Once you have made your selections, click the “save” button and give it a few minutes to take effect. If you watch the top of the browser, the yellow deployment indicator will show you when it is complete and ready to test.

And don’t forget that each port will allow you to choose a different limit. So you an differentiate between traffic destined for HTTP/80 from that going to SSL/443.

A word of caution. Test.

That’s right, one word: “Test”. If you are a rate limiting expert, you’ll probably already know which limiter you want for each application. But even if you are an expert, we highly recommend testing thoroughly. After applying a rate limit rule (and waiting for it to deploy), test your website or application to ensure it still gives the expected behavior.

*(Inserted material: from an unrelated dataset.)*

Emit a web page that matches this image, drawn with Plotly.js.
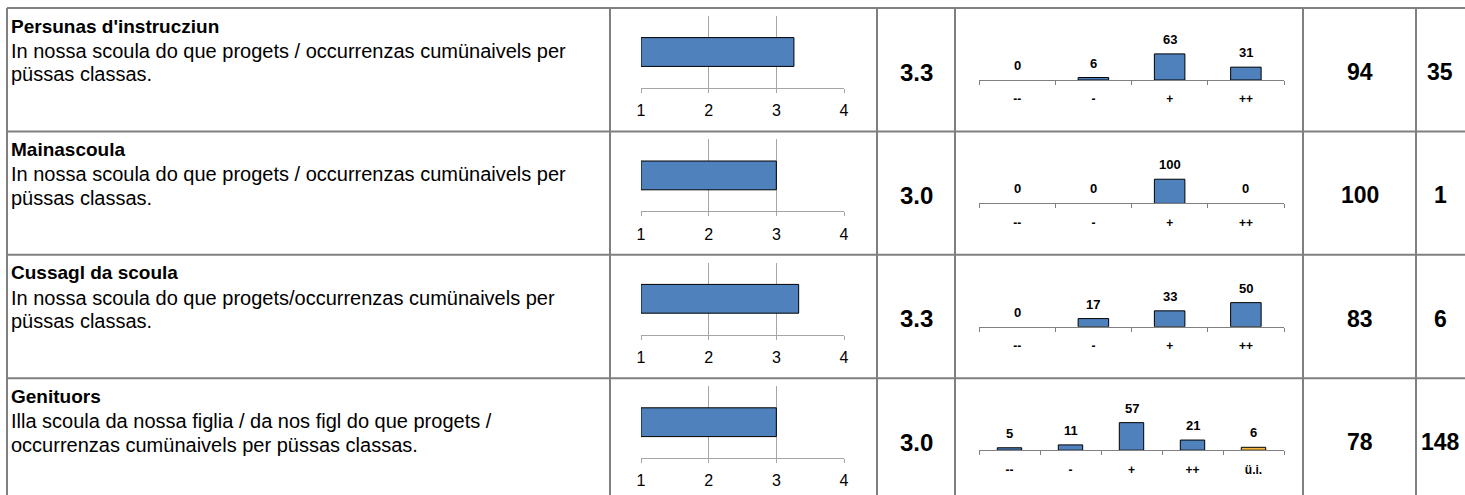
<!DOCTYPE html>
<html><head><meta charset="utf-8">
<script src="https://cdn.plot.ly/plotly-3.0.1.min.js"></script>
<style>html,body{margin:0;padding:0;background:#fff}</style>
</head><body><div id="chart" style="width:1465px;height:495px"></div>
<script>
// ---- data ----
const titles = ["Persunas d'instrucziun", "Mainascoula", "Cussagl da scoula", "Genituors"];
const descriptionLines = [
  ["In nossa scoula do que progets / occurrenzas cumünaivels per", "püssas classas."],
  ["In nossa scoula do que progets / occurrenzas cumünaivels per", "püssas classas."],
  ["In nossa scoula do que progets/occurrenzas cumünaivels per", "püssas classas."],
  ["Illa scoula da nossa figlia / da nos figl do que progets /", "occurrenzas cumünaivels per püssas classas."]
];
const means = [3.26, 3.0, 3.33, 3.0];
const meanTicks = [1, 2, 3, 4];
const catLabels4 = ["--", "-", "+", "++"];
const catLabels5 = ["--", "-", "+", "++", "ü.i."];
const distPersunas = [0, 6, 63, 31];
const distMainascoula = [0, 0, 100, 0];
const distCussagl = [0, 17, 33, 50];
const distGenituors = [5, 11, 57, 21, 6];
const pctPositive = [94, 100, 83, 78];
const nCounts = [35, 1, 6, 148];

// ---- layout helpers ----
const W = 1465, H = 495;
const FONT = "Liberation Sans, Arial, sans-serif";
const px = x => x / W;
const py = y => 1 - y / H;
const rowTop = i => 8 + i * 123.4;
const distSets = [
  {cats: catLabels4, vals: distPersunas},
  {cats: catLabels4, vals: distMainascoula},
  {cats: catLabels4, vals: distCussagl},
  {cats: catLabels5, vals: distGenituors}
];
const distAxisMax = [70, 120, 60, 60];
const BLUE = '#4F81BD', GOLD = '#F5B841', GRID = '#808080';

const traces = [];
const layout = {
  width: W, height: H, margin: {l: 0, r: 0, t: 0, b: 0},
  paper_bgcolor: '#fff', plot_bgcolor: 'rgba(0,0,0,0)',
  showlegend: false, font: {family: FONT, color: '#000'},
  shapes: [], annotations: []
};

for (let i = 0; i < 4; i++) {
  const top = rowTop(i);
  const km = i + 1, kd = i + 5;
  // mean bar chart
  layout['xaxis' + km] = {
    domain: [px(641), px(844)], range: [1, 4], tickvals: meanTicks,
    showgrid: true, gridcolor: '#A6A6A6', gridwidth: 1,
    showline: true, linecolor: '#A6A6A6', linewidth: 1,
    ticks: 'outside', ticklen: 4, tickcolor: '#A6A6A6', ticklabelstandoff: 4,
    tickfont: {size: 16, family: FONT, color: '#000'}, zeroline: false,
    anchor: 'y' + km, fixedrange: true
  };
  layout['yaxis' + km] = {
    domain: [py(top + 80), py(top + 8)], range: [-0.5, 0.5], visible: false,
    anchor: 'x' + km, fixedrange: true
  };
  traces.push({
    type: 'bar', orientation: 'h', y: [0], x: [means[i] - 1], base: 1, width: 0.4,
    marker: {color: BLUE, line: {color: '#000', width: 1}},
    xaxis: 'x' + km, yaxis: 'y' + km, hoverinfo: 'skip'
  });

  // distribution chart
  const ds = distSets[i];
  layout['xaxis' + kd] = {
    domain: [px(979), px(1284)], type: 'category', categoryorder: 'array', categoryarray: ds.cats,
    range: [-0.5, ds.cats.length - 0.5],
    showline: true, linecolor: GRID, linewidth: 1, showgrid: false,
    ticks: 'outside', tickson: 'boundaries', ticklen: 4, tickcolor: GRID, ticklabelstandoff: 8,
    tickfont: {size: 12, family: FONT, color: '#000', weight: 'bold'},
    anchor: 'y' + kd, fixedrange: true
  };
  layout['yaxis' + kd] = {
    domain: [py(top + 72), py(top + 72 - 29)], range: [0, distAxisMax[i]], visible: false,
    anchor: 'x' + kd, fixedrange: true
  };
  traces.push({
    type: 'bar', x: ds.cats, y: ds.vals, width: 0.4, cliponaxis: false,
    marker: {
      color: ds.cats.map(c => c === 'ü.i.' ? GOLD : BLUE),
      line: {color: '#000', width: ds.vals.map(v => v > 0 ? 1 : 0)}
    },
    xaxis: 'x' + kd, yaxis: 'y' + kd, hoverinfo: 'skip'
  });
  ds.cats.forEach((c, j) => {
    layout.annotations.push({
      xref: 'x' + kd, yref: 'y' + kd, x: c, y: ds.vals[j], text: String(ds.vals[j]),
      showarrow: false, xanchor: 'center', yanchor: 'bottom', yshift: 5,
      font: {size: 13, family: FONT, color: '#000', weight: 'bold'}
    });
  });

  // texts
  layout.annotations.push({
    xref: 'paper', yref: 'paper', x: px(9), y: py(top + 18), xanchor: 'left', yanchor: 'middle',
    text: '<b>' + titles[i] + '</b>', showarrow: false, align: 'left',
    font: {size: 19, family: FONT, color: '#000'}
  });
  descriptionLines[i].forEach((line, j) => {
    layout.annotations.push({
      xref: 'paper', yref: 'paper', x: px(9), y: py(top + 43 + j * 23.5), xanchor: 'left', yanchor: 'middle',
      text: line, showarrow: false, align: 'left',
      font: {size: 20, family: FONT, color: '#000'}
    });
  });
  layout.annotations.push({
    xref: 'paper', yref: 'paper', x: px(916), y: py(top + 64), xanchor: 'center', yanchor: 'middle',
    text: '<b>' + means[i].toFixed(1) + '</b>', showarrow: false,
    font: {size: 24, family: FONT, color: '#000'}
  });
  layout.annotations.push({
    xref: 'paper', yref: 'paper', x: px(1360), y: py(top + 64), xanchor: 'center', yanchor: 'middle',
    text: '<b>' + pctPositive[i] + '</b>', showarrow: false,
    font: {size: 23, family: FONT, color: '#000'}
  });
  layout.annotations.push({
    xref: 'paper', yref: 'paper', x: px(1440), y: py(top + 64), xanchor: 'center', yanchor: 'middle',
    text: '<b>' + nCounts[i] + '</b>', showarrow: false,
    font: {size: 23, family: FONT, color: '#000'}
  });

  // horizontal row border
  layout.shapes.push({type: 'line', xref: 'paper', yref: 'paper',
    x0: px(7), x1: 1, y0: py(top), y1: py(top), line: {color: GRID, width: 2}});
}
[7, 610, 877, 955, 1303, 1416].forEach(x => {
  layout.shapes.push({type: 'line', xref: 'paper', yref: 'paper',
    x0: px(x), x1: px(x), y0: py(8), y1: 0, line: {color: GRID, width: 2}});
});

Plotly.newPlot('chart', traces, layout, {displayModeBar: false, staticPlot: true});
</script>
</body></html>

Like our example above describing flexible vs. fixed, you don’t want any unintended consequences.

And as every good QA tester knows, try many different scenarios if you can. Don’t just assume the way you use your application is the way everyone does. Think of different things a client might do and test those scenarios as well.

You might be surprised that you need to relax (increase) the rate limit threshold a little bit. When in doubt, start with a high limit and work your way down until you see issues. Once you do encounter an issue as a result of the limiter, back it up to the last known good configuration.

In Conclusion

Even though our rate limiting functions can be extremely effective and were designed to work well for most common scenarios, it’s important to always consider if a more granular server-side or client-side strategy might be needed too. Having a first line-of-defense at the network edge is ideal to knock out the vast majority of traffic, but going granular can have many benefits too!

For example, if you do prefer sending a custom HTTP response code that we don’t support, you may wish to enable that within your application. Or if you want to lock-out a user account after too many failed login attempts, that’s something that needs to be implemented within the application too.